The case studies outlined in this “updated and expanded” Second Edition could hardly be more varied. There’s detailed coverage of such famously unproduced films as Crusade, ISOBAR, Smoke & Mirrors and The Hot Zone. An exploration of early, ill-fated attempts to bring The Lord of the Rings to the screen. An examination of how promising scripts for Tim Burton’s Planet of the Apes remake and the Tomb Raider movie devolved through development into the crushing disappointments they became. The bizarre true story of Total Recall’s fifteen-year development, an epic gestation almost matched by its putative sequel... Rejected scripts and storylines for the fourth Indiana Jones film and the fifth Batman film. The various Howard Hughes projects which crashed and burned as soon as The Aviator took off. A brand new chapter detailing superstar directors James Cameron and Roland Emmerich’s involvement in the proposed Fantastic Voyage remake. And more.

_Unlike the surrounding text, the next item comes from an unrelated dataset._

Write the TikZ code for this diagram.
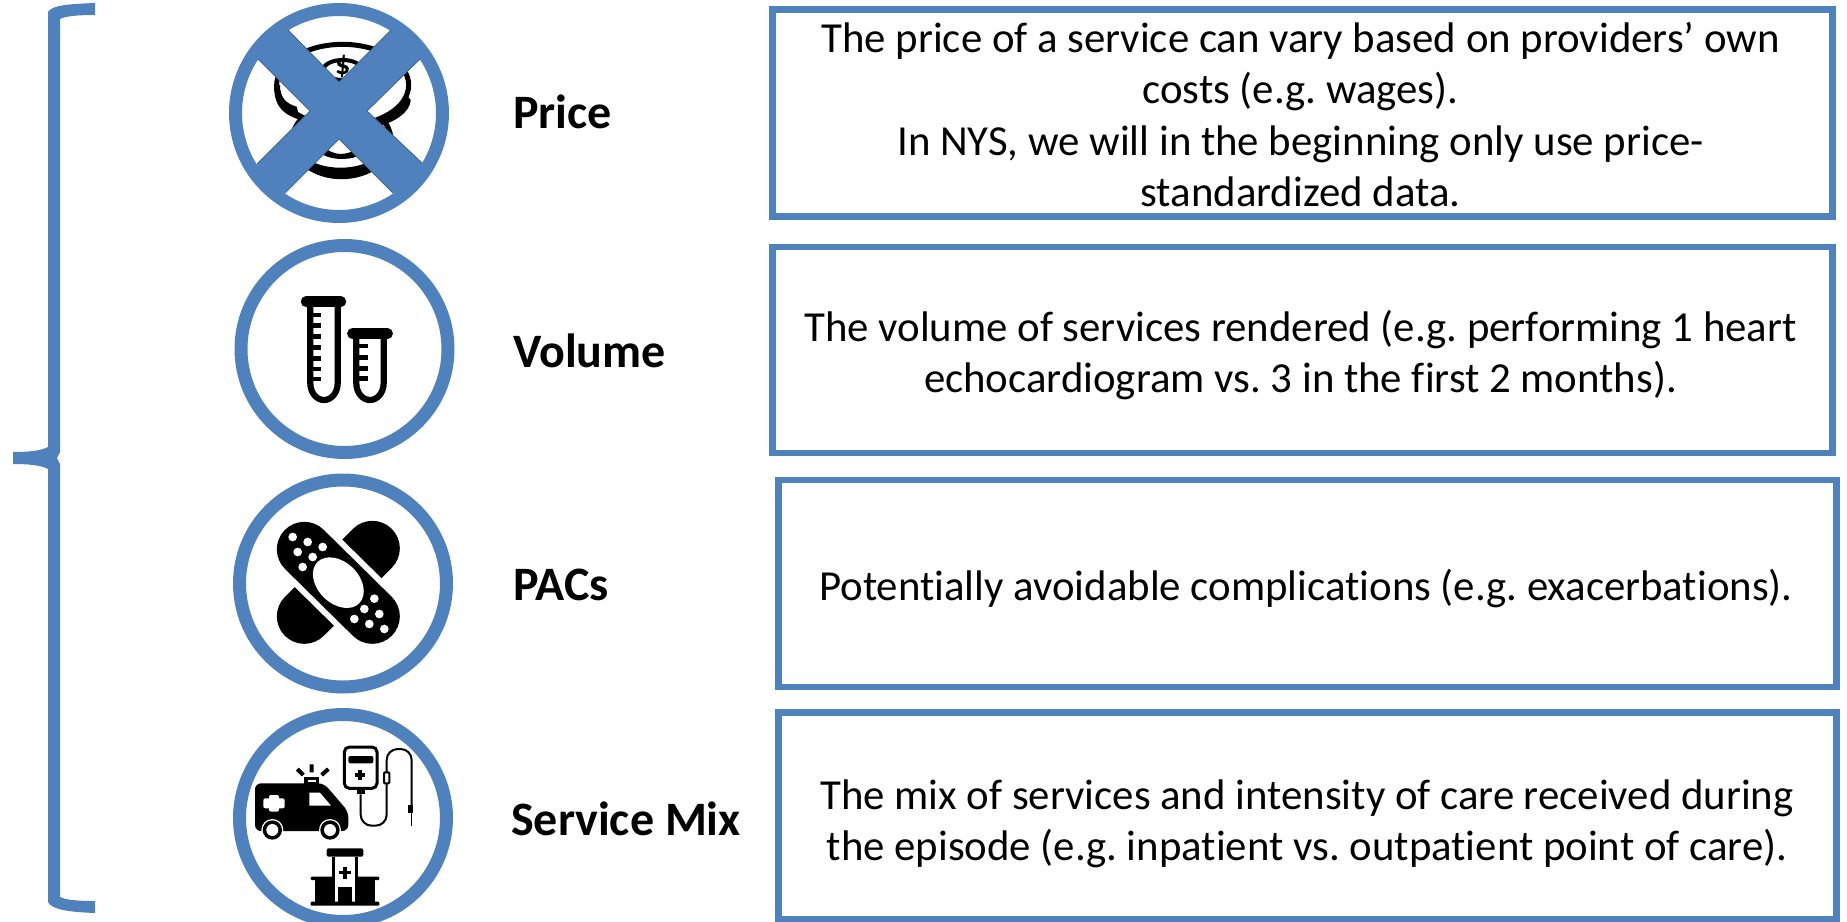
\documentclass[tikz,border=0pt]{standalone}
\usepackage{fontspec}
\setmainfont{Carlito}[Ligatures=NoCommon]
\definecolor{acc}{HTML}{4F81BD}
\definecolor{accd}{HTML}{3F6797}
\tikzset{
 x=1pt,y=-1pt,
 textbox/.style={draw=acc,line width=6.5pt,fill=white,inner sep=0pt},
 bodytext/.style={inner sep=0pt,align=center,font=\fontsize{42.8}{51.6}\selectfont,text=black},
 lab/.style={anchor=west,inner sep=0pt,font=\fontsize{48}{53}\selectfont\bfseries,text=black},
 ring/.style={circle,draw=acc,line width=13pt,fill=white,minimum size=207pt,inner sep=0pt},
 icon/.style={x=0.33333pt,y=-0.33333pt},
 wht/.style={fill=white,draw=none},
}
\begin{document}
\frenchspacing
\begin{tikzpicture}[line join=miter]
\useasboundingbox (0,0) rectangle (1847,921);
\clip (0,0) rectangle (1847,921);
% bracket
\fill[acc] (95,3) .. controls (70,4) and (52,5) .. (48,12) -- (48,447) .. controls (40,451) and (28,452) .. (13,452) -- (13,464)
 .. controls (28,464) and (40,465) .. (48,469) -- (48,902) .. controls (52,910) and (70,912) .. (95,913) -- (95,901)
 .. controls (78,901) and (66,900) .. (60,897) -- (60,464) -- (57,458) -- (60,452) -- (60,19) .. controls (66,16) and (78,15) .. (95,15) -- cycle;
% boxes
\node[textbox,minimum width=1060pt,minimum height=207pt] (b1) at (1302.5,113) {};
\node[textbox,minimum width=1060pt,minimum height=206pt] (b2) at (1302.5,350) {};
\node[textbox,minimum width=1058pt,minimum height=207pt] (b3) at (1307.5,583.5) {};
\node[textbox,minimum width=1058pt,minimum height=207pt] (b4) at (1307.5,816) {};
\node[bodytext] (t1) at (1300.5,114.5) {The price of a service can vary based on providers’ own\\costs (e.g. wages).\\In NYS, we will in the beginning only use price-\\standardized data.};
\node[bodytext] (t2) at (1300.5,355) {The volume of services rendered (e.g. performing 1 heart\\echocardiogram vs. 3 in the first 2 months).};
\node[bodytext] (t3) at (1306,588.5) {Potentially avoidable complications (e.g. exacerbations).};
\node[bodytext] (t4) at (1307,824) {The mix of services and intensity of care received during\\the episode (e.g. inpatient vs. outpatient point of care).};
% labels
\node[lab] (l1) at (513,112) {Price};
\node[lab] (l2) at (513,351) {Volume};
\node[lab] (l3) at (513,585) {PACs};
\node[lab] (l4) at (511,819) {Service Mix};
% rings
\node[ring] (c1) at (339,113) {};
\node[ring] (c2) at (344.5,349) {};
\node[ring] (c3) at (343,583.5) {};
\node[ring] (c4) at (343,818) {};
% coins
\begin{scope}[shift={(200pt,0pt)},icon]
 \draw[line width=5pt,fill=white] (425,420) ellipse [x radius=148,y radius=110];
 \fill (320,505) .. controls (390,550) and (460,545) .. (530,505) -- (520,480) .. controls (460,510) and (390,510) .. (335,485) -- cycle;
 \fill (365,435) .. controls (400,470) and (440,470) .. (480,440) -- (470,470) .. controls (440,480) and (400,480) .. (370,465) -- cycle;
 \draw[line width=5pt,fill=white] (428,255) ellipse [x radius=198,y radius=122];
 \fill (222,255) .. controls (222,330) and (260,345) .. (300,360) -- (290,320) .. controls (255,310) and (240,290) .. (240,255) -- cycle;
 \fill (632,300) .. controls (630,345) and (560,380) .. (500,385) -- (500,360) .. controls (560,350) and (610,330) .. (620,285) -- cycle;
 \draw[line width=4pt] (428,210) ellipse [x radius=58,y radius=30];
 \node[inner sep=0pt,font=\fontsize{30}{30}\selectfont\bfseries] (dollar) at (428,200) {\$};
\end{scope}
% cross
\fill[acc] (288,30) -- (339,82) -- (391,30) -- (413,39) -- (420,59) -- (367,111) -- (422,163) -- (413,187) -- (393,193) -- (339,139) -- (285,193) -- (265,187) -- (257,164) -- (310,111) -- (258,59) -- (265,39) -- cycle;
\draw[accd,line width=0.9pt] (288,30) -- (339,82) -- (391,30) (420,59) -- (367,111) -- (422,163) (393,193) -- (339,139) -- (285,193) (257,164) -- (310,111) -- (258,59);
% test tubes
\begin{scope}[shift={(220pt,-240pt)},icon]
 \draw[line width=10.5pt,line cap=round] (258,185) -- (363,185);
 \draw[line width=6.2pt] (271,190) -- (271,430) arc[start angle=180,end angle=0,x radius=41,y radius=50] -- (353,190);
 \foreach \yy in {225,257,290,322,355,387,417} \draw[line width=4.4pt] (271,\yy) -- (304,\yy);
 \draw[line width=10.5pt,line cap=round] (397,281) -- (503,281);
 \draw[line width=6.2pt] (409,285) -- (409,430) arc[start angle=180,end angle=0,x radius=41,y radius=50] -- (491,285);
 \foreach \yy in {318,352,385,415} \draw[line width=4.4pt] (409,\yy) -- (444,\yy);
\end{scope}
% bandage
\begin{scope}[shift={(220pt,-465pt)},icon]
 \draw[line width=55pt,line cap=round] (253,454) -- (457,250);
 \draw[white,line width=67pt] (253,253) -- (457,454);
 \draw[line width=55pt,line cap=round] (253,253) -- (457,454);
 \fill[white,rotate around={-44.6:(355,353)}] (355,353) ellipse [x radius=88,y radius=62];
 \foreach \xx/\yy in {218/216,263/231,308/246,233/261,278/276,248/306,463/401,433/432,478/447,403/462,448/477,493/492}
   \fill[white] (\xx,\yy) circle[radius=13];
\end{scope}
% service mix
\begin{scope}[shift={(220pt,-695pt)},icon]
 % ambulance
 \fill[rounded corners=6pt] (105,265) -- (312,265) -- (385,350) -- (385,408) -- (105,408) -- cycle;
 \fill[wht] (268,293) -- (300,293) -- (333,332) -- (268,332) -- cycle;
 \fill[wht,rounded corners=2pt] (147,300) rectangle (177,350);
 \fill[wht,rounded corners=2pt] (130,310) rectangle (194,340);
 \foreach \xx in {157,330} {\fill[wht] (\xx,405) circle[radius=33]; \fill (\xx,405) circle[radius=29]; \fill[wht] (\xx,405) circle[radius=18];}
 \draw[line width=3.4pt] (258,250) rectangle (293,266);
 \draw[line width=4pt] (275,208) -- (275,232) (232,222) -- (250,240) (325,222) -- (305,240);
 % IV bag
 \draw[line width=3pt,rounded corners=5pt] (373,156) rectangle (471,280);
 \fill[rounded corners=2pt] (385,183) rectangle (460,205);
 \draw[line width=3.4pt] (420,225) -- (420,255) (405,240) -- (435,240);
 \fill (410,283) rectangle (435,298);
 \draw[line width=2pt,rounded corners=11pt] (422,298) -- (422,392) -- (500,392) -- (500,162) -- (575,162) -- (575,330);
 \fill (565,330) rectangle (580,355);
 \draw[line width=1pt] (573,355) -- (573,392);
 \draw[line width=2pt,fill=white,rounded corners=1pt] (492,232) rectangle (508,265);
 % hospital
 \fill[rounded corners=2pt] (320,460) rectangle (430,485);
 \fill (335,485) rectangle (415,620);
 \fill[wht] (345,485) rectangle (405,620);
 \draw[line width=3.4pt] (375,515) -- (375,552) (356,533) -- (394,533);
 \fill (355,575) rectangle (395,620);
 \fill[rounded corners=1pt] (272,545) rectangle (340,555);
 \fill[rounded corners=1pt] (410,545) rectangle (478,555);
 \fill (285,555) rectangle (340,622);
 \fill (410,555) rectangle (465,622);
 \fill[rounded corners=1pt] (272,620) rectangle (478,632);
\end{scope}
\end{tikzpicture}
\end{document}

Not wanting to repeat any of the films covered in The Greatest Sci-Fi Movies Never Made, I have left out the tortuous development of, for instance, Superman, Silver Surfer and The Fantastic Four — but that book is still available – and, indeed, recently revised and updated – and besides, the sorry tale of Neil Gaiman’s The Sandman more than makes up for it.

In covering these stories, I have tried not to editorialise, to pass judgment on the content of the scripts themselves. If I naturally favour the writer in most instances, that is only to be expected, since I am one myself. Indeed, I believe that my commitment to the project is illustrated by the fact that several of my own screenplays are currently rotting in Development Hell – as detailed in the final chapter, also new to this Second Edition.

At least this book made it out alive.